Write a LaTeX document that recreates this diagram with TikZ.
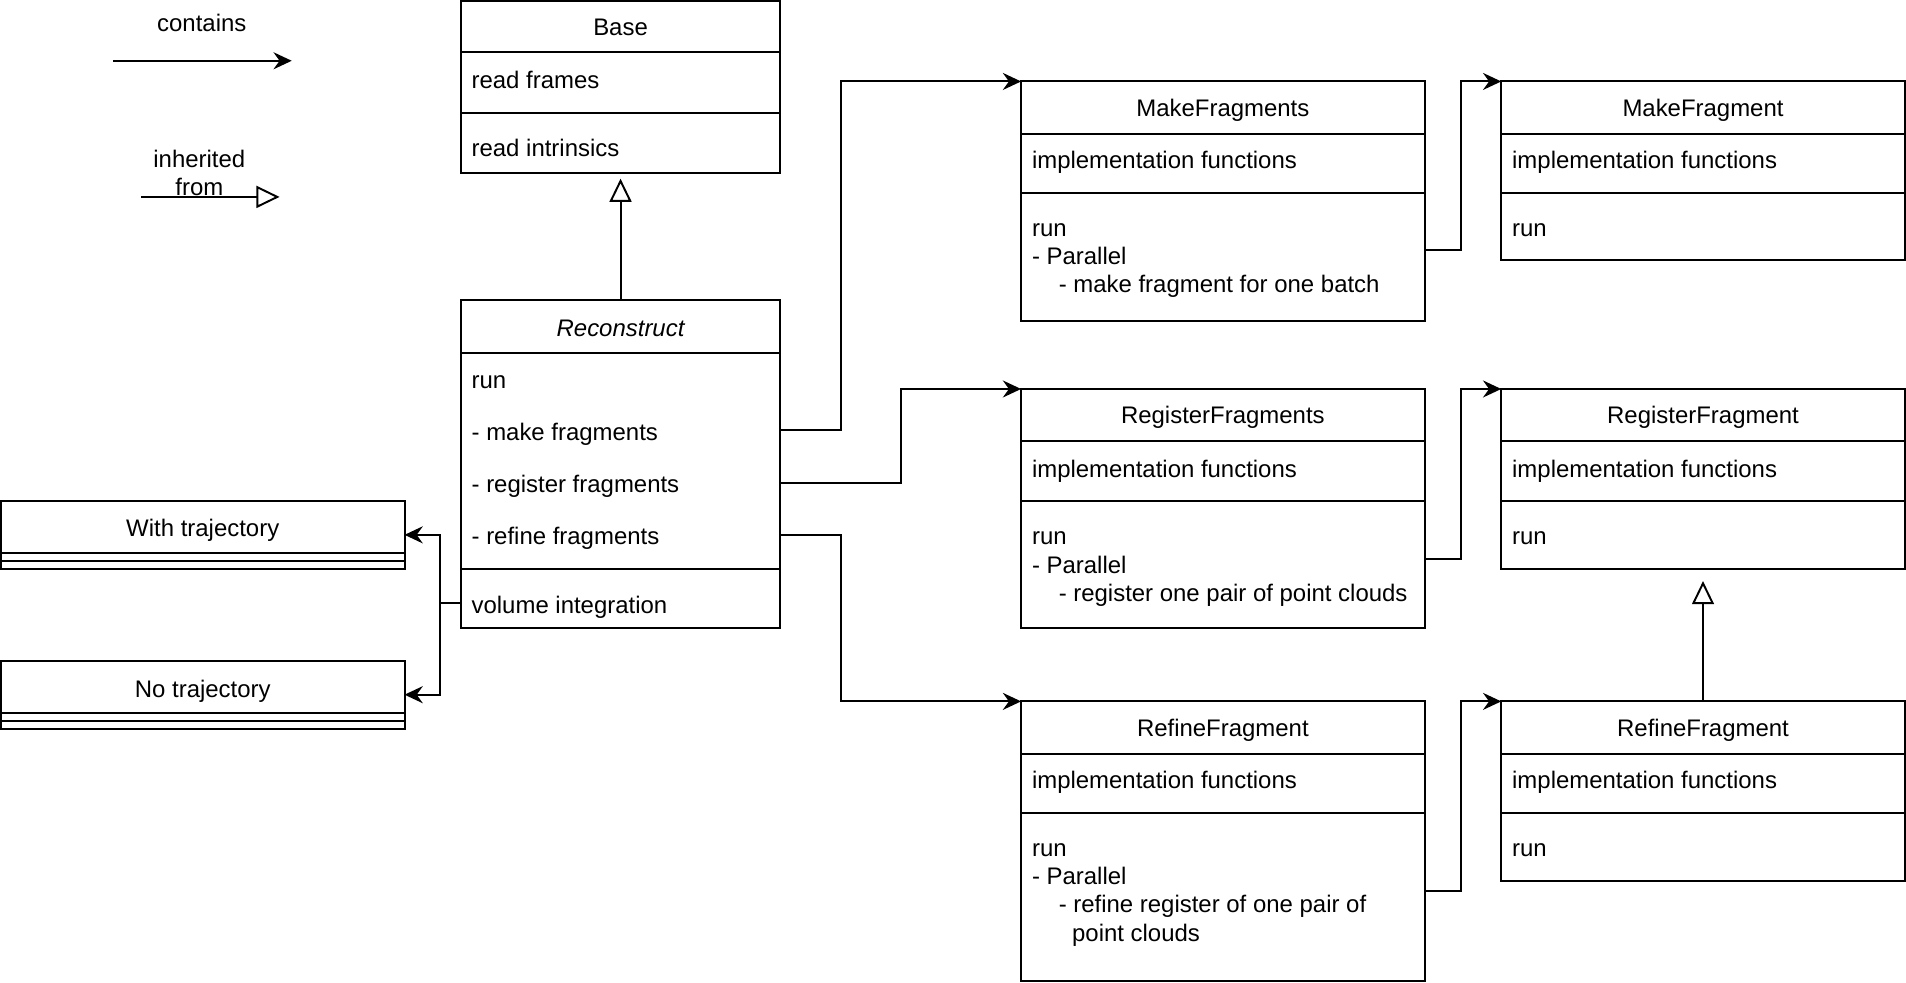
\documentclass[tikz,border=0pt]{standalone}
\usepackage{fontspec}
\setmainfont{Liberation Sans}
\usetikzlibrary{arrows.meta,calc}
\newcommand\umlbox[5]{\node[box, minimum width=#4pt, minimum height=#5pt] (#1) at (#2,#3) {};}
\newcommand\hsep[2]{\draw (#1.west |- 0,#2) -- (#1.east |- 0,#2);}
\begin{document}
\begin{tikzpicture}[x=1pt,y=-1pt,line width=1.6pt,
  every node/.style={font=\fontsize{19.7}{23.3}\selectfont, inner sep=0pt, outer sep=0pt, text height=19.2pt, text depth=4.1pt},
  box/.style={draw, rectangle, anchor=north west, fill=white},
  lbl/.style={anchor=west},
  ttl/.style={anchor=center},
  contains/.style={-{Stealth[length=15pt,width=14pt,inset=5pt]}},
  inherit/.style={-{Triangle[open,length=19pt,width=18pt,fill=white]}}]
\useasboundingbox (0,0) rectangle (1568,808);

% legend
\node[ttl] (lgc) at (166,18) {contains};
\coordinate (lca) at (93,50);
\coordinate (lcb) at (240,50);
\draw[contains] (lca) -- (lcb);
\node[ttl] (lgi1) at (164,130) {inherited};
\node[ttl] (lgi2) at (164,153) {from};
\coordinate (lia) at (116,162);
\coordinate (lib) at (230,162);
\draw[inherit] (lia) -- (lib);

% Base
\umlbox{base}{379}{1}{263}{141}
\hsep{base}{43}\hsep{base}{93}
\node[ttl] (base-t) at (510.5,22) {Base};
\node[lbl] (base-r1) at (388,65) {read frames};
\node[lbl] (base-r2) at (388,121) {read intrinsics};

% Reconstruct
\umlbox{rec}{379}{247}{263}{270}
\hsep{rec}{290.5}\hsep{rec}{468}
\node[ttl] (rec-t) at (510.5,269) {\itshape Reconstruct};
\node[lbl] (rec-r1) at (388,312) {run};
\node[lbl] (rec-mf) at (388,355) {- make fragments};
\node[lbl] (rec-rg) at (388,398) {- register fragments};
\node[lbl] (rec-rf) at (388,440) {- refine fragments};
\node[lbl] (rec-vi) at (388,497) {volume integration};

% With / No trajectory
\umlbox{wt}{0.8}{412}{332}{56}
\hsep{wt}{455}\hsep{wt}{461.5}
\node[ttl] (wt-t) at (166.8,434) {With trajectory};
\umlbox{nt}{0.8}{543.5}{332}{56}
\hsep{nt}{586.5}\hsep{nt}{593}
\node[ttl] (nt-t) at (166.8,566) {No trajectory};

% MakeFragments
\umlbox{mf}{840}{67}{332}{197}
\hsep{mf}{110}\hsep{mf}{159}
\node[ttl] (mf-t) at (1006,88) {MakeFragments};
\node[lbl] (mf-r1) at (849,131) {implementation functions};
\node[lbl] (mf-r2) at (849,187) {run};
\node[lbl] (mf-r3) at (849,210) {- Parallel};
\node[lbl] (mf-r4) at (871,233) {- make fragment for one batch};

% MakeFragment
\umlbox{mfo}{1235}{67}{332}{147}
\hsep{mfo}{110}\hsep{mfo}{159}
\node[ttl] (mfo-t) at (1401,88) {MakeFragment};
\node[lbl] (mfo-r1) at (1244,131) {implementation functions};
\node[lbl] (mfo-r2) at (1244,187) {run};

% RegisterFragments
\umlbox{rg}{840}{320}{332}{197}
\hsep{rg}{363}\hsep{rg}{412}
\node[ttl] (rg-t) at (1006,341) {RegisterFragments};
\node[lbl] (rg-r1) at (849,385) {implementation functions};
\node[lbl] (rg-r2) at (849,440) {run};
\node[lbl] (rg-r3) at (849,464) {- Parallel};
\node[lbl] (rg-r4) at (871,487) {- register one pair of point clouds};

% RegisterFragment
\umlbox{rgo}{1235}{320}{332}{148}
\hsep{rgo}{363}\hsep{rgo}{412}
\node[ttl] (rgo-t) at (1401,341) {RegisterFragment};
\node[lbl] (rgo-r1) at (1244,385) {implementation functions};
\node[lbl] (rgo-r2) at (1244,440) {run};

% RefineFragment (left)
\umlbox{rf}{840}{577}{332}{230}
\hsep{rf}{620}\hsep{rf}{669}
\node[ttl] (rf-t) at (1006,598) {RefineFragment};
\node[lbl] (rf-r1) at (849,641) {implementation functions};
\node[lbl] (rf-r2) at (849,697) {run};
\node[lbl] (rf-r3) at (849,720) {- Parallel};
\node[lbl] (rf-r4) at (871,743) {- refine register of one pair of};
\node[lbl] (rf-r5) at (882,767) {point clouds};

% RefineFragment (right)
\umlbox{rfo}{1235}{577}{332}{148}
\hsep{rfo}{620}\hsep{rfo}{669}
\node[ttl] (rfo-t) at (1401,598) {RefineFragment};
\node[lbl] (rfo-r1) at (1244,641) {implementation functions};
\node[lbl] (rfo-r2) at (1244,697) {run};

% inheritance
\draw[inherit, shorten >=5pt] (rec.north) -- (base.south);
\draw[inherit, shorten >=10pt] (rfo.north) -- (rgo.south);

% contains connectors
\draw[contains] (rec.east |- 0,354) -- ++(50,0) |- (mf.north west);
\draw[contains] (rec.east |- 0,397) -- ++(99,0) |- (rg.north west);
\draw[contains] (rec.east |- 0,440) -- ++(50,0) |- (rf.north west);
\draw[contains] (mf.east |- 0,206) -- ++(30,0) |- (mfo.north west);
\draw[contains] (rg.east |- 0,460) -- ++(30,0) |- (rgo.north west);
\draw[contains] (rf.east |- 0,733) -- ++(30,0) |- (rfo.north west);
\draw[contains] (rec.west |- 0,496) -- ++(-17,0) |- (wt.east);
\draw[contains] (rec.west |- 0,496) -- ++(-17,0) |- (nt.east);
\end{tikzpicture}
\end{document}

● **Exercise directions**
Ignore the images and quote every line of the listing exactly.

● **Reply**
Write a LaTeX document that recreates this diagram with TikZ.
\documentclass[tikz,border=0pt]{standalone}
\usepackage{fontspec}
\setmainfont{Liberation Sans}
\usetikzlibrary{arrows.meta,calc}
\newcommand\umlbox[5]{\node[box, minimum width=#4pt, minimum height=#5pt] (#1) at (#2,#3) {};}
\newcommand\hsep[2]{\draw (#1.west |- 0,#2) -- (#1.east |- 0,#2);}
\begin{document}
\begin{tikzpicture}[x=1pt,y=-1pt,line width=1.6pt,
  every node/.style={font=\fontsize{19.7}{23.3}\selectfont, inner sep=0pt, outer sep=0pt, text height=19.2pt, text depth=4.1pt},
  box/.style={draw, rectangle, anchor=north west, fill=white},
  lbl/.style={anchor=west},
  ttl/.style={anchor=center},
  contains/.style={-{Stealth[length=15pt,width=14pt,inset=5pt]}},
  inherit/.style={-{Triangle[open,length=19pt,width=18pt,fill=white]}}]
\useasboundingbox (0,0) rectangle (1568,808);

% legend
\node[ttl] (lgc) at (166,18) {contains};
\coordinate (lca) at (93,50);
\coordinate (lcb) at (240,50);
\draw[contains] (lca) -- (lcb);
\node[ttl] (lgi1) at (164,130) {inherited};
\node[ttl] (lgi2) at (164,153) {from};
\coordinate (lia) at (116,162);
\coordinate (lib) at (230,162);
\draw[inherit] (lia) -- (lib);

% Base
\umlbox{base}{379}{1}{263}{141}
\hsep{base}{43}\hsep{base}{93}
\node[ttl] (base-t) at (510.5,22) {Base};
\node[lbl] (base-r1) at (388,65) {read frames};
\node[lbl] (base-r2) at (388,121) {read intrinsics};

% Reconstruct
\umlbox{rec}{379}{247}{263}{270}
\hsep{rec}{290.5}\hsep{rec}{468}
\node[ttl] (rec-t) at (510.5,269) {\itshape Reconstruct};
\node[lbl] (rec-r1) at (388,312) {run};
\node[lbl] (rec-mf) at (388,355) {- make fragments};
\node[lbl] (rec-rg) at (388,398) {- register fragments};
\node[lbl] (rec-rf) at (388,440) {- refine fragments};
\node[lbl] (rec-vi) at (388,497) {volume integration};

% With / No trajectory
\umlbox{wt}{0.8}{412}{332}{56}
\hsep{wt}{455}\hsep{wt}{461.5}
\node[ttl] (wt-t) at (166.8,434) {With trajectory};
\umlbox{nt}{0.8}{543.5}{332}{56}
\hsep{nt}{586.5}\hsep{nt}{593}
\node[ttl] (nt-t) at (166.8,566) {No trajectory};

% MakeFragments
\umlbox{mf}{840}{67}{332}{197}
\hsep{mf}{110}\hsep{mf}{159}
\node[ttl] (mf-t) at (1006,88) {MakeFragments};
\node[lbl] (mf-r1) at (849,131) {implementation functions};
\node[lbl] (mf-r2) at (849,187) {run};
\node[lbl] (mf-r3) at (849,210) {- Parallel};
\node[lbl] (mf-r4) at (871,233) {- make fragment for one batch};

% MakeFragment
\umlbox{mfo}{1235}{67}{332}{147}
\hsep{mfo}{110}\hsep{mfo}{159}
\node[ttl] (mfo-t) at (1401,88) {MakeFragment};
\node[lbl] (mfo-r1) at (1244,131) {implementation functions};
\node[lbl] (mfo-r2) at (1244,187) {run};

% RegisterFragments
\umlbox{rg}{840}{320}{332}{197}
\hsep{rg}{363}\hsep{rg}{412}
\node[ttl] (rg-t) at (1006,341) {RegisterFragments};
\node[lbl] (rg-r1) at (849,385) {implementation functions};
\node[lbl] (rg-r2) at (849,440) {run};
\node[lbl] (rg-r3) at (849,464) {- Parallel};
\node[lbl] (rg-r4) at (871,487) {- register one pair of point clouds};

% RegisterFragment
\umlbox{rgo}{1235}{320}{332}{148}
\hsep{rgo}{363}\hsep{rgo}{412}
\node[ttl] (rgo-t) at (1401,341) {RegisterFragment};
\node[lbl] (rgo-r1) at (1244,385) {implementation functions};
\node[lbl] (rgo-r2) at (1244,440) {run};

% RefineFragment (left)
\umlbox{rf}{840}{577}{332}{230}
\hsep{rf}{620}\hsep{rf}{669}
\node[ttl] (rf-t) at (1006,598) {RefineFragment};
\node[lbl] (rf-r1) at (849,641) {implementation functions};
\node[lbl] (rf-r2) at (849,697) {run};
\node[lbl] (rf-r3) at (849,720) {- Parallel};
\node[lbl] (rf-r4) at (871,743) {- refine register of one pair of};
\node[lbl] (rf-r5) at (882,767) {point clouds};

% RefineFragment (right)
\umlbox{rfo}{1235}{577}{332}{148}
\hsep{rfo}{620}\hsep{rfo}{669}
\node[ttl] (rfo-t) at (1401,598) {RefineFragment};
\node[lbl] (rfo-r1) at (1244,641) {implementation functions};
\node[lbl] (rfo-r2) at (1244,697) {run};

% inheritance
\draw[inherit, shorten >=5pt] (rec.north) -- (base.south);
\draw[inherit, shorten >=10pt] (rfo.north) -- (rgo.south);

% contains connectors
\draw[contains] (rec.east |- 0,354) -- ++(50,0) |- (mf.north west);
\draw[contains] (rec.east |- 0,397) -- ++(99,0) |- (rg.north west);
\draw[contains] (rec.east |- 0,440) -- ++(50,0) |- (rf.north west);
\draw[contains] (mf.east |- 0,206) -- ++(30,0) |- (mfo.north west);
\draw[contains] (rg.east |- 0,460) -- ++(30,0) |- (rgo.north west);
\draw[contains] (rf.east |- 0,733) -- ++(30,0) |- (rfo.north west);
\draw[contains] (rec.west |- 0,496) -- ++(-17,0) |- (wt.east);
\draw[contains] (rec.west |- 0,496) -- ++(-17,0) |- (nt.east);
\end{tikzpicture}
\end{document}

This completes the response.